A few years ago I was running a nature writing workshop with some youngsters living on an estate in my home city of Sheffield and we conducted a small experiment. It was autumn and we climbed to the top of the nearest hill (this is Sheffield so it isn’t hard to find one) read some poems about autumn and described our own memories of the season.


The young writers recounted their favourite autumn memories: warm mugs of hot chocolate, the reassuring weight of a scarf coiled around the neck, watching the trees turn to fire and listening to raindrops pattering on a skylight. That moment when morning mists rise and the very air seems to change in flavour.

And then we compared those memories to the reality in front of us: it was late October and the leaves had yet to turn, it was still warm enough for flies to be buzzing around our heads and we were all sweating in our winter coats. That day people were sunbathing on the Yorkshire coast.


Our memories may play tricks on us when it comes to the weather, but what is also clear is that now as a result of climate change our seasons are shifting in increasingly unfamiliar ways. While in our minds the four seasons are perfectly quartered like an apple, these days that is turning into a mush.


In my new book, Forecast, a diary of the lost seasons, I have made it my mission to map out exactly how climate change is changing the seasons and affecting people and nature.

Spring is speeding up and autumn lengthening into winters which are increasingly free of frost and snow. And all this is playing havoc with the natural world.

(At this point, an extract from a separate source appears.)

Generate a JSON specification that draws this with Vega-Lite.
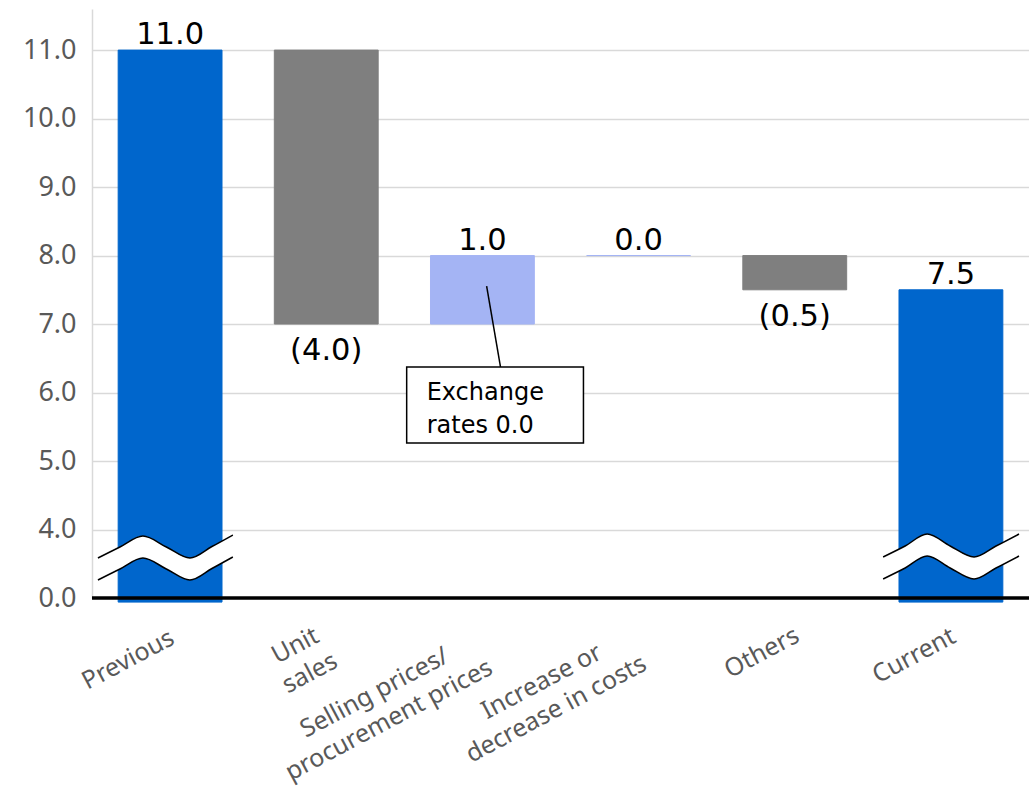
{
  "$schema": "https://vega.github.io/schema/vega-lite/v6.json",
  "width": 937,
  "height": 589,
  "autosize": {"type": "none"},
  "padding": {"left": 92, "top": 9, "right": 0, "bottom": 193},
  "background": "white",
  "config": {"view": {"stroke": null}},
  "datasets": {
    "steps": [
      {"cat": "Previous", "top": 11, "bottom": 2.94, "kind": "total", "label": "11.0"},
      {"cat": "Unit sales", "top": 11, "bottom": 7, "kind": "decrease", "label": "(4.0)"},
      {"cat": "Selling prices/procurement prices", "top": 8, "bottom": 7, "kind": "increase", "label": "1.0"},
      {"cat": "Increase or decrease in costs", "top": 8, "bottom": 8, "kind": "increase", "label": "0.0"},
      {"cat": "Others", "top": 8, "bottom": 7.5, "kind": "decrease", "label": "(0.5)"},
      {"cat": "Current", "top": 7.5, "bottom": 2.94, "kind": "total", "label": "7.5"}
    ],
    "wave": [
      {"bar": "Previous", "x": 0.038, "top": 3.584, "low": 3.263},
      {"bar": "Previous", "x": 0.179, "top": 3.745, "low": 3.424},
      {"bar": "Previous", "x": 0.326, "top": 3.905, "low": 3.584},
      {"bar": "Previous", "x": 0.476, "top": 3.745, "low": 3.424},
      {"bar": "Previous", "x": 0.627, "top": 3.584, "low": 3.263},
      {"bar": "Previous", "x": 0.768, "top": 3.752, "low": 3.431},
      {"bar": "Previous", "x": 0.902, "top": 3.920, "low": 3.599},
      {"bar": "Current", "x": 5.066, "top": 3.599, "low": 3.278},
      {"bar": "Current", "x": 5.207, "top": 3.759, "low": 3.438},
      {"bar": "Current", "x": 5.348, "top": 3.934, "low": 3.613},
      {"bar": "Current", "x": 5.495, "top": 3.759, "low": 3.438},
      {"bar": "Current", "x": 5.648, "top": 3.599, "low": 3.278},
      {"bar": "Current", "x": 5.789, "top": 3.759, "low": 3.438},
      {"bar": "Current", "x": 5.936, "top": 3.934, "low": 3.613}
    ],
    "callout": [
      {"boxLeft": 2.015, "boxRight": 3.147, "boxTop": 6.372, "boxBottom": 5.263,
       "pointX": 2.527, "pointY": 7.555, "tailX": 2.616, "tailY": 6.372,
       "textX": 2.143, "textY": 5.891, "text": "Exchange\nrates 0.0"}
    ]
  },
  "layer": [
    {
      "data": {"name": "steps"},
      "mark": {"type": "bar", "strokeWidth": 1},
      "encoding": {
        "x": {
          "field": "cat", "type": "nominal", "sort": null,
          "scale": {
            "domain": ["Previous", "Unit sales", "Selling prices/procurement prices", "Increase or decrease in costs", "Others", "Current"],
            "paddingInner": 0.335, "paddingOuter": 0.1675
          },
          "axis": {
            "title": null, "domain": false, "ticks": false,
            "labelAngle": -28, "labelAlign": "center", "labelBaseline": "middle",
            "labelOffset": {"condition": [
              {"test": "datum.value == 'Previous'", "value": -42},
              {"test": "datum.value == 'Unit sales'", "value": -31},
              {"test": "datum.value == 'Selling prices/procurement prices'", "value": -108},
              {"test": "datum.value == 'Increase or decrease in costs'", "value": -97},
              {"test": "datum.value == 'Others'", "value": -33}
            ], "value": -37},
            "labelPadding": {"condition": [
              {"test": "datum.value == 'Previous'", "value": 61},
              {"test": "datum.value == 'Unit sales'", "value": 47},
              {"test": "datum.value == 'Selling prices/procurement prices'", "value": 94},
              {"test": "datum.value == 'Increase or decrease in costs'", "value": 83},
              {"test": "datum.value == 'Others'", "value": 54}
            ], "value": 57},
            "labelFont": "Noto Sans", "labelFontSize": 25,
            "labelColor": "#595959", "labelLineHeight": 31, "labelLimit": 600,
            "labelExpr": "datum.value == 'Unit sales' ? ['Unit', 'sales'] : datum.value == 'Selling prices/procurement prices' ? ['Selling prices/', 'procurement prices'] : datum.value == 'Increase or decrease in costs' ? ['Increase or', 'decrease in costs'] : datum.value"
          }
        },
        "y": {
          "field": "top", "type": "quantitative",
          "scale": {"domain": [3, 11.6], "nice": false, "zero": false},
          "axis": {
            "title": null, "values": [3, 4, 5, 6, 7, 8, 9, 10, 11],
            "labelExpr": "datum.value == 3 ? '0.0' : format(datum.value, '.1f')",
            "ticks": false, "domainColor": "#d9d9d9", "domainWidth": 1.5,
            "gridColor": "#d9d9d9", "gridWidth": 1.5,
            "labelFont": "Noto Sans", "labelFontSize": 27, "labelColor": "#595959",
            "labelPadding": 16
          }
        },
        "y2": {"field": "bottom"},
        "color": {
          "field": "kind", "type": "nominal", "legend": null,
          "scale": {"domain": ["total", "decrease", "increase"], "range": ["#0066CC", "#7F7F7F", "#A4B4F4"]}
        },
        "stroke": {
          "field": "kind", "type": "nominal", "legend": null,
          "scale": {"domain": ["total", "decrease", "increase"], "range": ["#0066CC", "#7F7F7F", "#A4B4F4"]}
        }
      }
    },
    {
      "data": {"name": "steps"},
      "transform": [{"filter": "datum.kind != 'decrease'"}],
      "mark": {"type": "text", "font": "DejaVu Sans", "fontSize": 30.5, "color": "black", "baseline": "alphabetic", "dy": -6},
      "encoding": {
        "x": {"field": "cat", "type": "nominal", "sort": null, "axis": null,
              "scale": {"domain": ["Previous", "Unit sales", "Selling prices/procurement prices", "Increase or decrease in costs", "Others", "Current"], "paddingInner": 0.335, "paddingOuter": 0.1675}},
        "y": {"field": "top", "type": "quantitative"},
        "text": {"field": "label"}
      }
    },
    {
      "data": {"name": "steps"},
      "transform": [{"filter": "datum.kind == 'decrease'"}],
      "mark": {"type": "text", "font": "DejaVu Sans", "fontSize": 30.5, "color": "black", "baseline": "alphabetic", "dy": 36},
      "encoding": {
        "x": {"field": "cat", "type": "nominal", "sort": null, "axis": null,
              "scale": {"domain": ["Previous", "Unit sales", "Selling prices/procurement prices", "Increase or decrease in costs", "Others", "Current"], "paddingInner": 0.335, "paddingOuter": 0.1675}},
        "y": {"field": "bottom", "type": "quantitative"},
        "text": {"field": "label"}
      }
    },
    {
      "data": {"name": "wave"},
      "mark": {"type": "area", "color": "white", "interpolate": "monotone", "opacity": 1},
      "encoding": {
        "x": {"field": "x", "type": "quantitative", "scale": {"domain": [0, 6], "nice": false, "zero": false}, "axis": null},
        "y": {"field": "top", "type": "quantitative"},
        "y2": {"field": "low"},
        "detail": {"field": "bar"}
      }
    },
    {
      "data": {"name": "wave"},
      "mark": {"type": "line", "color": "black", "strokeWidth": 1.5, "interpolate": "monotone"},
      "encoding": {
        "x": {"field": "x", "type": "quantitative", "scale": {"domain": [0, 6], "nice": false, "zero": false}, "axis": null},
        "y": {"field": "top", "type": "quantitative"},
        "detail": {"field": "bar"}
      }
    },
    {
      "data": {"name": "wave"},
      "mark": {"type": "line", "color": "black", "strokeWidth": 1.5, "interpolate": "monotone"},
      "encoding": {
        "x": {"field": "x", "type": "quantitative", "scale": {"domain": [0, 6], "nice": false, "zero": false}, "axis": null},
        "y": {"field": "low", "type": "quantitative"},
        "detail": {"field": "bar"}
      }
    },
    {
      "data": {"name": "callout"},
      "mark": {"type": "rule", "color": "black", "strokeWidth": 1.5},
      "encoding": {
        "x": {"field": "pointX", "type": "quantitative", "scale": {"domain": [0, 6], "nice": false, "zero": false}, "axis": null},
        "x2": {"field": "tailX"},
        "y": {"field": "pointY", "type": "quantitative"},
        "y2": {"field": "tailY"}
      }
    },
    {
      "data": {"name": "callout"},
      "mark": {"type": "rect", "fill": "white", "stroke": "black", "strokeWidth": 1.5},
      "encoding": {
        "x": {"field": "boxLeft", "type": "quantitative", "scale": {"domain": [0, 6], "nice": false, "zero": false}, "axis": null},
        "x2": {"field": "boxRight"},
        "y": {"field": "boxTop", "type": "quantitative"},
        "y2": {"field": "boxBottom"}
      }
    },
    {
      "data": {"name": "callout"},
      "mark": {"type": "text", "font": "DejaVu Sans", "fontSize": 24, "color": "black", "align": "left", "baseline": "alphabetic", "lineBreak": "\n", "lineHeight": 33},
      "encoding": {
        "x": {"field": "textX", "type": "quantitative", "scale": {"domain": [0, 6], "nice": false, "zero": false}, "axis": null},
        "y": {"field": "textY", "type": "quantitative"},
        "text": {"field": "text"}
      }
    },
    {
      "data": {"values": [{"base": 3}]},
      "mark": {"type": "rule", "color": "black", "strokeWidth": 3.5},
      "encoding": {
        "y": {"field": "base", "type": "quantitative"}
      }
    }
  ],
  "resolve": {"scale": {"x": "independent"}}
}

These days migratory birds such as swallows are arriving a full two weeks earlier than they did a few decades ago while other species are increasingly over-wintering in Britain. A recent report estimated one-third of all UK bird species were being impacted by climate change (both negatively and positively as smaller species such as long-tailed tits and goldcrest are coping better with warmer winters).

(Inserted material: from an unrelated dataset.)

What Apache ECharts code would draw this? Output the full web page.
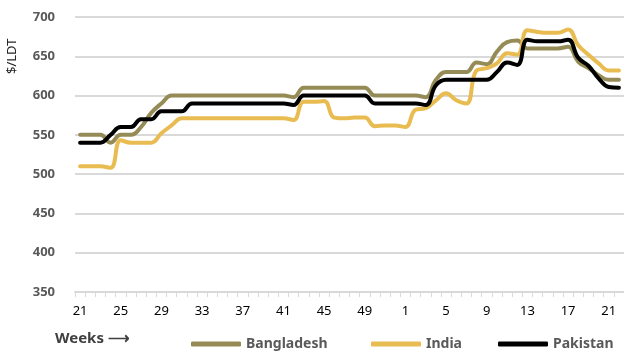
<!DOCTYPE html>
<html>
<head>
<meta charset="utf-8">
<script src="https://cdn.jsdelivr.net/npm/echarts@6/dist/echarts.min.js"></script>
<style>
  html, body { margin: 0; padding: 0; background: #fff; }
  #chart { width: 624px; height: 354px; }
</style>
</head>
<body>
<div id="chart"></div>
<script>
// Week numbers: 21..52 of the first year, then 1..22 of the next
const weeks = [21,22,23,24,25,26,27,28,29,30,31,32,33,34,35,36,37,38,39,40,41,42,43,44,45,46,47,48,49,50,51,52,
               1,2,3,4,5,6,7,8,9,10,11,12,13,14,15,16,17,18,19,20,21,22];

// Prices in $/LDT
const bangladesh = [550,550,550,540,550,550,560,578,590,600,600,
                    600,600,600,600,600,600,600,600,600,600,
                    598,610,610,610,610,610,610,610,600,600,600,
                    600,600,598,620,630,630,630,642,640,656,668,670,660,660,660,660,662,643,635,626,620,620];
const india = [510,510,510,508,543,540,540,540,552,562,571,
               571,571,571,571,571,571,571,571,571,571,
               569,592,592,593,572,571,572,572,561,562,562,
               560,582,584,594,603,594,590,632,635,641,654,652,683,681,680,680,684,664,652,641,632,632];
const pakistan = [540,540,540,550,560,560,570,570,580,580,580,
                  590,590,590,590,590,590,590,590,590,590,
                  588,600,600,600,600,600,600,600,590,590,590,
                  590,590,588,613,620,620,620,620,620,630,642,639,671,669,669,669,671,648,638,622,611,610];

const yTicks = { min: 350, max: 700, step: 50 };

const colors = { Bangladesh: '#958B56', India: '#E9BC52', Pakistan: '#000000' };
const font = '"Noto Sans", "Liberation Sans", sans-serif';

const chart = echarts.init(document.getElementById('chart'), null, { renderer: 'canvas' });

function lineSeries(name, data) {
  return {
    name: name,
    type: 'line',
    data: data,
    smooth: 0.45,
    symbol: 'none',
    lineStyle: { width: 4, color: colors[name], cap: 'round', join: 'round' },
    itemStyle: { color: colors[name] },
    emphasis: { disabled: true }
  };
}

function legendFor(name, left) {
  return {
    data: [name],
    left: left,
    top: 332,
    icon: 'roundRect',
    itemWidth: 50,
    itemHeight: 5,
    itemGap: 0,
    selectedMode: false,
    textStyle: { fontFamily: font, fontSize: 14, fontWeight: 'bold', color: '#595959' }
  };
}

chart.setOption({
  animation: false,
  backgroundColor: '#ffffff',
  grid: { left: 75, right: 0, top: 17, bottom: 62, containLabel: false },
  xAxis: {
    type: 'category',
    data: weeks,
    boundaryGap: true,
    axisLine: { show: true, lineStyle: { color: '#d9d9d9', width: 2 } },
    axisTick: { show: true, interval: 0, length: 5, lineStyle: { color: '#d9d9d9', width: 1 } },
    axisLabel: { interval: 3, margin: 13, fontFamily: font, fontSize: 13, color: '#000000' },
    splitLine: { show: false }
  },
  yAxis: {
    type: 'value',
    min: yTicks.min,
    max: yTicks.max,
    interval: yTicks.step,
    axisLine: { show: false },
    axisTick: { show: false },
    axisLabel: { margin: 20, fontFamily: font, fontSize: 13, fontWeight: 'bold', color: '#595959' },
    splitLine: { lineStyle: { color: '#d9d9d9', width: 2 } }
  },
  legend: [
    legendFor('Bangladesh', 186),
    legendFor('India', 366),
    legendFor('Pakistan', 493)
  ],
  graphic: [
    {
      type: 'text',
      left: 55,
      top: 331,
      style: { text: 'Weeks \u27F6', fontFamily: font, fontSize: 15, fontWeight: 'bold', fill: '#404040' }
    },
    {
      type: 'text',
      x: 6,
      y: 74,
      rotation: Math.PI / 2,
      style: { text: '$/LDT', fontFamily: font, fontSize: 13, fill: '#262626' }
    }
  ],
  series: [
    lineSeries('Bangladesh', bangladesh),
    lineSeries('India', india),
    lineSeries('Pakistan', pakistan)
  ]
});
</script>
</body>
</html>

According to a recent Met Office report published last December, by the 2060s only the highest bits of ground in northern England and Scotland could still experience snowy days if global emissions continue to accelerate at the current pace.


Meanwhile heatwaves, drought, wildfire and flooding are all becoming far more regular occurrences. While the British weather has always been a changeable thing, the future looks increasingly unrecognisable.

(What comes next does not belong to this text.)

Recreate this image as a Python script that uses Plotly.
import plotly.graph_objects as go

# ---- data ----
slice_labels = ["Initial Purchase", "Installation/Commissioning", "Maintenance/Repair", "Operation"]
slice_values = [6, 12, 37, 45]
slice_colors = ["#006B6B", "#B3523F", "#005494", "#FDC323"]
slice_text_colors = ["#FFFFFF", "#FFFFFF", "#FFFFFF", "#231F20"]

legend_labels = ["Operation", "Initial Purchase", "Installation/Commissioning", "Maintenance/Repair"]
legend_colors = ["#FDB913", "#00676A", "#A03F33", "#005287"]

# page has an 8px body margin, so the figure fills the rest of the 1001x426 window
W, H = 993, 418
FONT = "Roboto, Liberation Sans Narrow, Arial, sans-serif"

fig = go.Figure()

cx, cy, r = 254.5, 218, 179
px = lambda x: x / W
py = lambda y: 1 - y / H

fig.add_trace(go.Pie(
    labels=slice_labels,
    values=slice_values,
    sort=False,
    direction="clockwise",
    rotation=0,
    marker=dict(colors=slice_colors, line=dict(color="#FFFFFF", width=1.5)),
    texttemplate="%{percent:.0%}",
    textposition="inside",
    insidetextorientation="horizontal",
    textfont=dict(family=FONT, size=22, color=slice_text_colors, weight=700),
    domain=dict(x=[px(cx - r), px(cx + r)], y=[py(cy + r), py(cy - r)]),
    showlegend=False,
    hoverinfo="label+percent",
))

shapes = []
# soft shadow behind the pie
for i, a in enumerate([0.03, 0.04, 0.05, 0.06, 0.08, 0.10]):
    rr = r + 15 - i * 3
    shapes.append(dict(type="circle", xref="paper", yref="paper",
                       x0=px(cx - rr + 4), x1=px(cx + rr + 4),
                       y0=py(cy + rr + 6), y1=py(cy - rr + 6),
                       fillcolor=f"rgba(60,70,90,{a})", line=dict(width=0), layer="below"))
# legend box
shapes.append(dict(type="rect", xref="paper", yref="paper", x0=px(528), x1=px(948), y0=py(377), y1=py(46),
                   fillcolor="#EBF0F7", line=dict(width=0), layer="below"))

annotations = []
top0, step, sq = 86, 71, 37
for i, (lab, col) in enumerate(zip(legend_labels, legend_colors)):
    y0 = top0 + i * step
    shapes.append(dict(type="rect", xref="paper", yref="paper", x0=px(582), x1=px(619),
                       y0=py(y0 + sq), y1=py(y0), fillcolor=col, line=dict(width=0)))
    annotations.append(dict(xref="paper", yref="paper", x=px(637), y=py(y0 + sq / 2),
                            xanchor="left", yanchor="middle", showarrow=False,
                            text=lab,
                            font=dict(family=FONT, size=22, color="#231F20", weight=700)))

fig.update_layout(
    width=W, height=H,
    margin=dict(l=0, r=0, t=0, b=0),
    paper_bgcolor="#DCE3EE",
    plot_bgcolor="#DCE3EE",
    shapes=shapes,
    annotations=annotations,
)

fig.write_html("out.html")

A few years ago a psychological study was devised by university researchers to analyse the extent to which adverse weather conditions provoke nostalgia. Participants were encouraged to listen to recordings of extreme weather events like wind, thunder and rain and jot down their feelings. They were also invited to keep a 10-day weather diary which was assessed against meteorological records.


The results were clear: adverse weather leads to psychological distress which in turn leads to more intense feelings of nostalgia which the brain uses to transport us to a more soothing place.


That is food for thought as the gap widens between our memory of the weather and the everyday reality. Nostalgia, as the old saying goes, isn’t what it used to be.